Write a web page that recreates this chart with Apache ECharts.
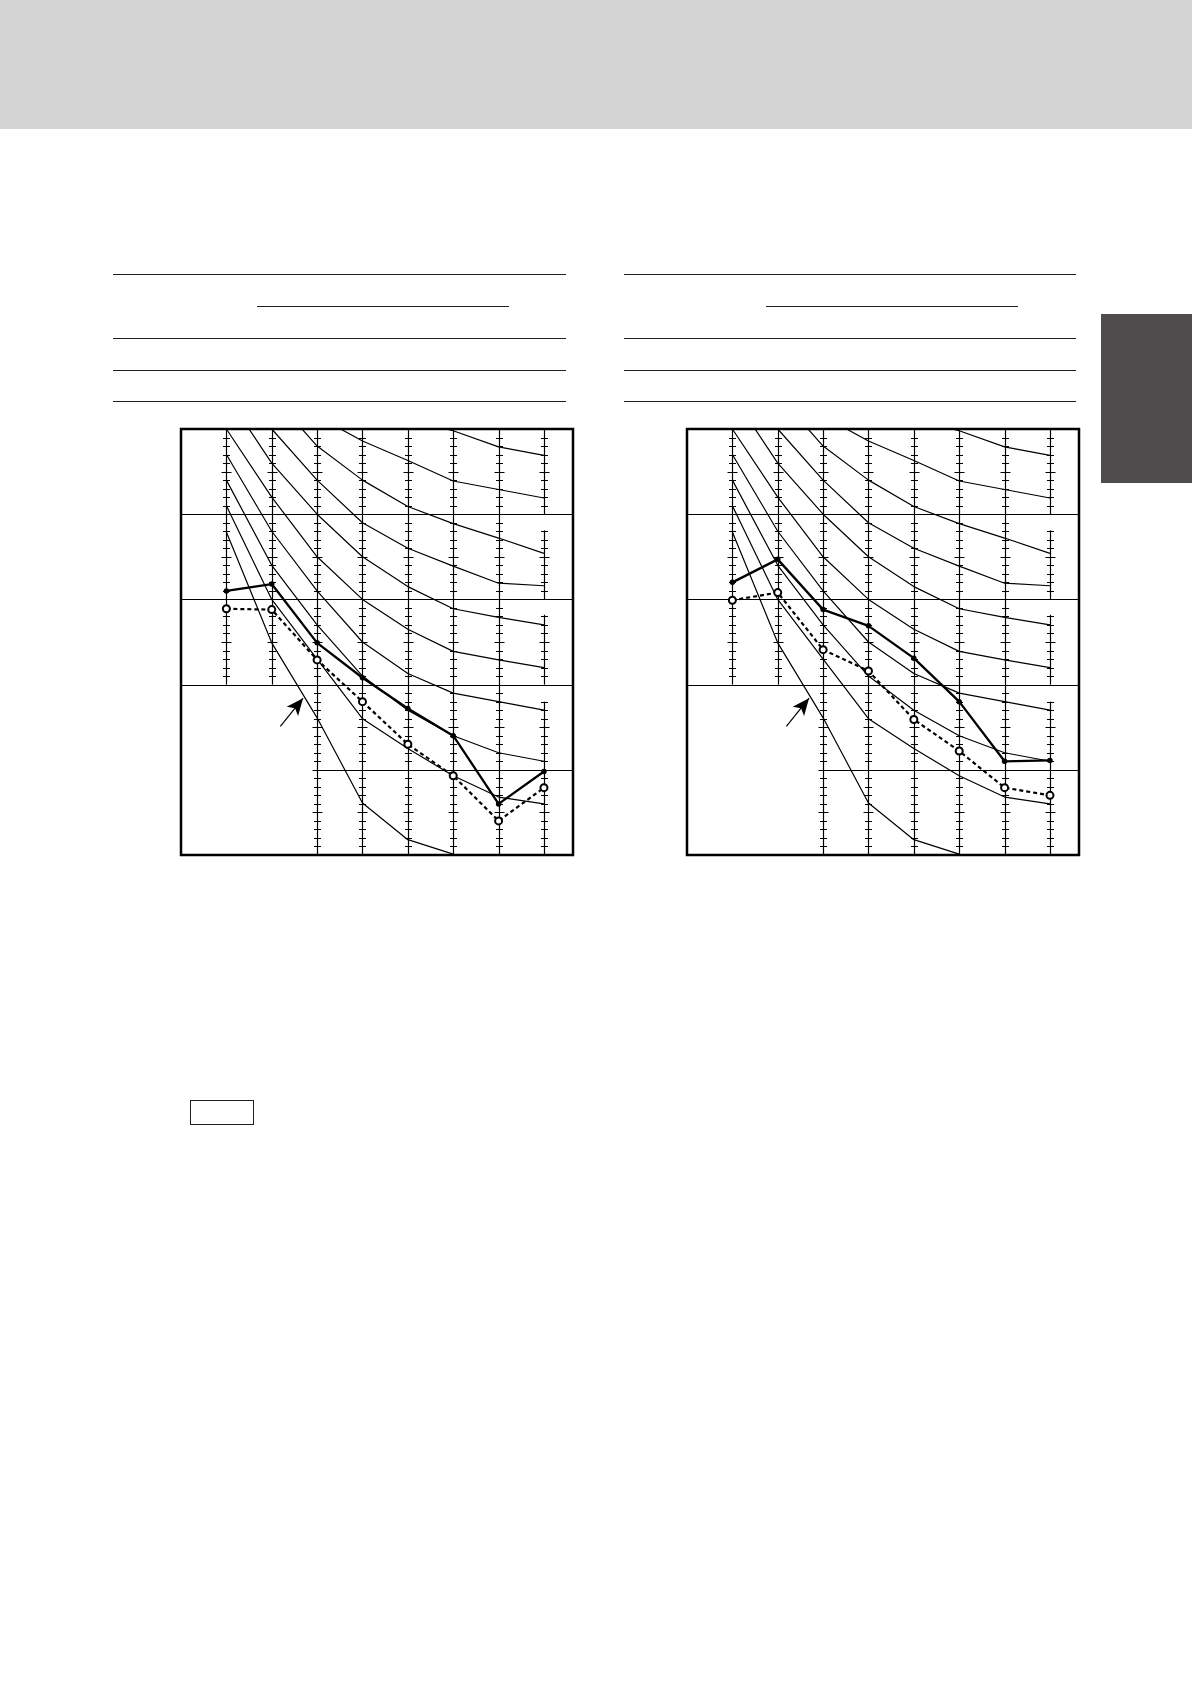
<!DOCTYPE html>
<html>
<head>
<meta charset="utf-8">
<style>
  html, body { margin: 0; padding: 0; background: #fff; }
  #page { position: relative; width: 1192px; height: 1684px; overflow: hidden; }
  #container { position: absolute; left: 0; top: 0; width: 1192px; height: 1684px; }
  .band { position: absolute; left: 0; top: 0; width: 1192px; height: 129px; background: #d4d4d4; }
  .tab { position: absolute; left: 1101px; top: 314px; width: 91px; height: 169px; background: #4e4c4d; }
  .rule { position: absolute; height: 0; border-top: 1px solid #1e1e1e; }
  .box { position: absolute; left: 190px; top: 1100px; width: 62px; height: 23px; border: 1.5px solid #1e1e1e; }
</style>
<script src="https://cdn.jsdelivr.net/npm/echarts@6/dist/echarts.min.js"></script>
</head>
<body>
<div id="page">
  <div class="band"></div>
  <div class="tab"></div>

  <div class="rule" style="left:113px; top:274px; width:453px;"></div>
  <div class="rule" style="left:257px; top:306px; width:252px;"></div>
  <div class="rule" style="left:113px; top:338px; width:453px;"></div>
  <div class="rule" style="left:113px; top:370px; width:453px;"></div>
  <div class="rule" style="left:113px; top:401px; width:453px;"></div>

  <div class="rule" style="left:624px; top:274px; width:452px;"></div>
  <div class="rule" style="left:766px; top:306px; width:252px;"></div>
  <div class="rule" style="left:624px; top:338px; width:452px;"></div>
  <div class="rule" style="left:624px; top:370px; width:452px;"></div>
  <div class="rule" style="left:624px; top:401px; width:452px;"></div>

  <div class="box"></div>
  <div id="container"></div>
</div>
<script>
var dom = document.getElementById("container");
var myChart = echarts.init(dom, null, { renderer: 'canvas' });

// octave bands, Hz
var bands = ['63', '125', '250', '500', '1k', '2k', '4k', '8k'];

// reference curves, dB per band
var nc60 = [77, 71, 67, 63, 61, 59.8, 57.9, 56.9];
var nc55 = [74, 67, 61.5, 58.6, 56.3, 53.9, 52.9, 51.9];
var nc50 = [71, 64, 58, 54, 50.9, 48.9, 47.2, 45.4];
var nc45 = [67, 60, 54, 49, 46, 43.9, 41.9, 41.6];
var nc40 = [64, 56, 50, 45, 41.5, 38.9, 37.9, 37];
var nc35 = [60, 52, 45, 40, 36.5, 33.9, 32.9, 32];
var nc30 = [57, 48, 41, 35, 31.3, 29, 28, 27];
var nc25 = [54, 44, 37, 31, 27, 24, 22, 21];
var nc20 = [51, 40, 33, 26, 22.5, 19.3, 16.8, 16];
var curveA = [47.9, 34.9, 26.1, 16.1, 11.8, 10.1];

// measured spectra
var leftSolid = [41.0, 41.8, 34.9, 30.8, 27.2, 24.0, 16.0, 19.8];
var leftDashed = [38.9, 38.8, 32.9, 28.0, 23.0, 19.3, 14.0, 17.9];
var rightSolid = [42.0, 44.7, 38.8, 36.9, 33.1, 28.0, 21.0, 21.1];
var rightDashed = [39.9, 40.8, 34.1, 31.6, 25.9, 22.2, 17.9, 17.0];

// ruled column lines: [band index, from dB, to dB]
var colSegments = [
  [0, 30, 60], [1, 30, 60],
  [2, 10, 60], [3, 10, 60], [4, 10, 60], [5, 10, 60], [6, 10, 60],
  [7, 50, 60], [7, 40, 48.1], [7, 30, 38.2], [7, 10, 28]
];
// horizontal rules: [from x, to x, dB]
var rowLines = [[-1, 7.64, 50], [-1, 7.64, 40], [-1, 7.64, 30], [2, 7.64, 20]];
// arrow pointing at the lowest curve
var arrowLine = [[1.19, 25.1], [1.69, 28.4]];

var ink = '#000';
var ncCurves = [nc60, nc55, nc50, nc45, nc40, nc35, nc30, nc25, nc20];

function snap(v) {
  return Math.round(v) + 0.5;
}

function renderColumn(params, api) {
  var x = api.value(0), lo = api.value(1), hi = api.value(2);
  var p0 = api.coord([x, lo]), p1 = api.coord([x, hi]);
  var cx = snap(p0[0]);
  var children = [{
    type: 'line',
    shape: { x1: cx, y1: p0[1], x2: cx, y2: p1[1] },
    style: { stroke: ink, lineWidth: 1.2 }
  }];
  for (var d = Math.ceil(lo); d <= Math.floor(hi); d++) {
    var p = api.coord([x, d]);
    var h = d % 5 === 0 ? 5 : 3.5;
    var y = snap(p[1]);
    children.push({
      type: 'line',
      shape: { x1: cx - h, y1: y, x2: cx + h, y2: y },
      style: { stroke: ink, lineWidth: 1 }
    });
  }
  return { type: 'group', children: children };
}

function renderRow(params, api) {
  var p0 = api.coord([api.value(0), api.value(2)]);
  var p1 = api.coord([api.value(1), api.value(2)]);
  var y = snap(p0[1]);
  return {
    type: 'line',
    shape: { x1: p0[0], y1: y, x2: p1[0], y2: y },
    style: { stroke: ink, lineWidth: 1.2 }
  };
}

function toPoints(arr) {
  return arr.map((v, i) => [i, v]);
}

function panelSeries(idx, solid, dashed) {
  var list = [];
  list.push({
    type: 'custom', xAxisIndex: idx, yAxisIndex: idx, silent: true, z: 1,
    renderItem: renderColumn, data: colSegments
  });
  list.push({
    type: 'custom', xAxisIndex: idx, yAxisIndex: idx, silent: true, z: 1,
    renderItem: renderRow, data: rowLines
  });
  ncCurves.forEach(c => list.push({
    type: 'line', xAxisIndex: idx, yAxisIndex: idx, silent: true, z: 2,
    symbol: 'none', clip: true,
    lineStyle: { color: ink, width: 1.2 },
    data: toPoints(c)
  }));
  list.push({
    type: 'line', xAxisIndex: idx, yAxisIndex: idx, silent: true, z: 2,
    symbol: 'none', clip: true,
    lineStyle: { color: ink, width: 1.2 },
    data: toPoints(curveA),
    markLine: {
      silent: true, animation: false,
      symbol: ['none', 'arrow'], symbolSize: [11, 17],
      label: { show: false },
      lineStyle: { color: ink, width: 1.2, type: 'solid' },
      data: [[{ coord: arrowLine[0] }, { coord: arrowLine[1] }]]
    }
  });
  list.push({
    type: 'line', xAxisIndex: idx, yAxisIndex: idx, z: 4,
    symbol: 'emptyCircle', symbolSize: 7,
    itemStyle: { color: ink, borderColor: ink, borderWidth: 2 },
    lineStyle: { color: ink, width: 2.2, type: [4, 3] },
    data: toPoints(dashed)
  });
  list.push({
    type: 'line', xAxisIndex: idx, yAxisIndex: idx, z: 5,
    symbol: 'circle', symbolSize: 5.5,
    itemStyle: { color: ink },
    lineStyle: { color: ink, width: 2.3 },
    data: toPoints(solid)
  });
  return list;
}

var grids = [
  { left: 181, top: 429, width: 392, height: 426 },
  { left: 687, top: 429, width: 392, height: 426 }
];

var option = {
  animation: false,
  grid: grids.map(g => Object.assign({
    show: true, borderColor: '#000', borderWidth: 2.5, backgroundColor: 'transparent'
  }, g)),
  xAxis: grids.map((g, i) => ({
    gridIndex: i, type: 'value', min: -1, max: 7.64, show: false
  })),
  yAxis: grids.map((g, i) => ({
    gridIndex: i, type: 'value', min: 10, max: 60, show: false
  })),
  series: panelSeries(0, leftSolid, leftDashed).concat(panelSeries(1, rightSolid, rightDashed))
};

if (option && typeof option === 'object') {
  myChart.setOption(option);
}
</script>
</body>
</html>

####################

» EXERCISE
Reproduce the material in its entirety and word for word, without the pictures.

» RESULT FOR THIS EXERCISE
Write a web page that recreates this chart with Apache ECharts.
<!DOCTYPE html>
<html>
<head>
<meta charset="utf-8">
<style>
  html, body { margin: 0; padding: 0; background: #fff; }
  #page { position: relative; width: 1192px; height: 1684px; overflow: hidden; }
  #container { position: absolute; left: 0; top: 0; width: 1192px; height: 1684px; }
  .band { position: absolute; left: 0; top: 0; width: 1192px; height: 129px; background: #d4d4d4; }
  .tab { position: absolute; left: 1101px; top: 314px; width: 91px; height: 169px; background: #4e4c4d; }
  .rule { position: absolute; height: 0; border-top: 1px solid #1e1e1e; }
  .box { position: absolute; left: 190px; top: 1100px; width: 62px; height: 23px; border: 1.5px solid #1e1e1e; }
</style>
<script src="https://cdn.jsdelivr.net/npm/echarts@6/dist/echarts.min.js"></script>
</head>
<body>
<div id="page">
  <div class="band"></div>
  <div class="tab"></div>

  <div class="rule" style="left:113px; top:274px; width:453px;"></div>
  <div class="rule" style="left:257px; top:306px; width:252px;"></div>
  <div class="rule" style="left:113px; top:338px; width:453px;"></div>
  <div class="rule" style="left:113px; top:370px; width:453px;"></div>
  <div class="rule" style="left:113px; top:401px; width:453px;"></div>

  <div class="rule" style="left:624px; top:274px; width:452px;"></div>
  <div class="rule" style="left:766px; top:306px; width:252px;"></div>
  <div class="rule" style="left:624px; top:338px; width:452px;"></div>
  <div class="rule" style="left:624px; top:370px; width:452px;"></div>
  <div class="rule" style="left:624px; top:401px; width:452px;"></div>

  <div class="box"></div>
  <div id="container"></div>
</div>
<script>
var dom = document.getElementById("container");
var myChart = echarts.init(dom, null, { renderer: 'canvas' });

// octave bands, Hz
var bands = ['63', '125', '250', '500', '1k', '2k', '4k', '8k'];

// reference curves, dB per band
var nc60 = [77, 71, 67, 63, 61, 59.8, 57.9, 56.9];
var nc55 = [74, 67, 61.5, 58.6, 56.3, 53.9, 52.9, 51.9];
var nc50 = [71, 64, 58, 54, 50.9, 48.9, 47.2, 45.4];
var nc45 = [67, 60, 54, 49, 46, 43.9, 41.9, 41.6];
var nc40 = [64, 56, 50, 45, 41.5, 38.9, 37.9, 37];
var nc35 = [60, 52, 45, 40, 36.5, 33.9, 32.9, 32];
var nc30 = [57, 48, 41, 35, 31.3, 29, 28, 27];
var nc25 = [54, 44, 37, 31, 27, 24, 22, 21];
var nc20 = [51, 40, 33, 26, 22.5, 19.3, 16.8, 16];
var curveA = [47.9, 34.9, 26.1, 16.1, 11.8, 10.1];

// measured spectra
var leftSolid = [41.0, 41.8, 34.9, 30.8, 27.2, 24.0, 16.0, 19.8];
var leftDashed = [38.9, 38.8, 32.9, 28.0, 23.0, 19.3, 14.0, 17.9];
var rightSolid = [42.0, 44.7, 38.8, 36.9, 33.1, 28.0, 21.0, 21.1];
var rightDashed = [39.9, 40.8, 34.1, 31.6, 25.9, 22.2, 17.9, 17.0];

// ruled column lines: [band index, from dB, to dB]
var colSegments = [
  [0, 30, 60], [1, 30, 60],
  [2, 10, 60], [3, 10, 60], [4, 10, 60], [5, 10, 60], [6, 10, 60],
  [7, 50, 60], [7, 40, 48.1], [7, 30, 38.2], [7, 10, 28]
];
// horizontal rules: [from x, to x, dB]
var rowLines = [[-1, 7.64, 50], [-1, 7.64, 40], [-1, 7.64, 30], [2, 7.64, 20]];
// arrow pointing at the lowest curve
var arrowLine = [[1.19, 25.1], [1.69, 28.4]];

var ink = '#000';
var ncCurves = [nc60, nc55, nc50, nc45, nc40, nc35, nc30, nc25, nc20];

function snap(v) {
  return Math.round(v) + 0.5;
}

function renderColumn(params, api) {
  var x = api.value(0), lo = api.value(1), hi = api.value(2);
  var p0 = api.coord([x, lo]), p1 = api.coord([x, hi]);
  var cx = snap(p0[0]);
  var children = [{
    type: 'line',
    shape: { x1: cx, y1: p0[1], x2: cx, y2: p1[1] },
    style: { stroke: ink, lineWidth: 1.2 }
  }];
  for (var d = Math.ceil(lo); d <= Math.floor(hi); d++) {
    var p = api.coord([x, d]);
    var h = d % 5 === 0 ? 5 : 3.5;
    var y = snap(p[1]);
    children.push({
      type: 'line',
      shape: { x1: cx - h, y1: y, x2: cx + h, y2: y },
      style: { stroke: ink, lineWidth: 1 }
    });
  }
  return { type: 'group', children: children };
}

function renderRow(params, api) {
  var p0 = api.coord([api.value(0), api.value(2)]);
  var p1 = api.coord([api.value(1), api.value(2)]);
  var y = snap(p0[1]);
  return {
    type: 'line',
    shape: { x1: p0[0], y1: y, x2: p1[0], y2: y },
    style: { stroke: ink, lineWidth: 1.2 }
  };
}

function toPoints(arr) {
  return arr.map((v, i) => [i, v]);
}

function panelSeries(idx, solid, dashed) {
  var list = [];
  list.push({
    type: 'custom', xAxisIndex: idx, yAxisIndex: idx, silent: true, z: 1,
    renderItem: renderColumn, data: colSegments
  });
  list.push({
    type: 'custom', xAxisIndex: idx, yAxisIndex: idx, silent: true, z: 1,
    renderItem: renderRow, data: rowLines
  });
  ncCurves.forEach(c => list.push({
    type: 'line', xAxisIndex: idx, yAxisIndex: idx, silent: true, z: 2,
    symbol: 'none', clip: true,
    lineStyle: { color: ink, width: 1.2 },
    data: toPoints(c)
  }));
  list.push({
    type: 'line', xAxisIndex: idx, yAxisIndex: idx, silent: true, z: 2,
    symbol: 'none', clip: true,
    lineStyle: { color: ink, width: 1.2 },
    data: toPoints(curveA),
    markLine: {
      silent: true, animation: false,
      symbol: ['none', 'arrow'], symbolSize: [11, 17],
      label: { show: false },
      lineStyle: { color: ink, width: 1.2, type: 'solid' },
      data: [[{ coord: arrowLine[0] }, { coord: arrowLine[1] }]]
    }
  });
  list.push({
    type: 'line', xAxisIndex: idx, yAxisIndex: idx, z: 4,
    symbol: 'emptyCircle', symbolSize: 7,
    itemStyle: { color: ink, borderColor: ink, borderWidth: 2 },
    lineStyle: { color: ink, width: 2.2, type: [4, 3] },
    data: toPoints(dashed)
  });
  list.push({
    type: 'line', xAxisIndex: idx, yAxisIndex: idx, z: 5,
    symbol: 'circle', symbolSize: 5.5,
    itemStyle: { color: ink },
    lineStyle: { color: ink, width: 2.3 },
    data: toPoints(solid)
  });
  return list;
}

var grids = [
  { left: 181, top: 429, width: 392, height: 426 },
  { left: 687, top: 429, width: 392, height: 426 }
];

var option = {
  animation: false,
  grid: grids.map(g => Object.assign({
    show: true, borderColor: '#000', borderWidth: 2.5, backgroundColor: 'transparent'
  }, g)),
  xAxis: grids.map((g, i) => ({
    gridIndex: i, type: 'value', min: -1, max: 7.64, show: false
  })),
  yAxis: grids.map((g, i) => ({
    gridIndex: i, type: 'value', min: 10, max: 60, show: false
  })),
  series: panelSeries(0, leftSolid, leftDashed).concat(panelSeries(1, rightSolid, rightDashed))
};

if (option && typeof option === 'object') {
  myChart.setOption(option);
}
</script>
</body>
</html>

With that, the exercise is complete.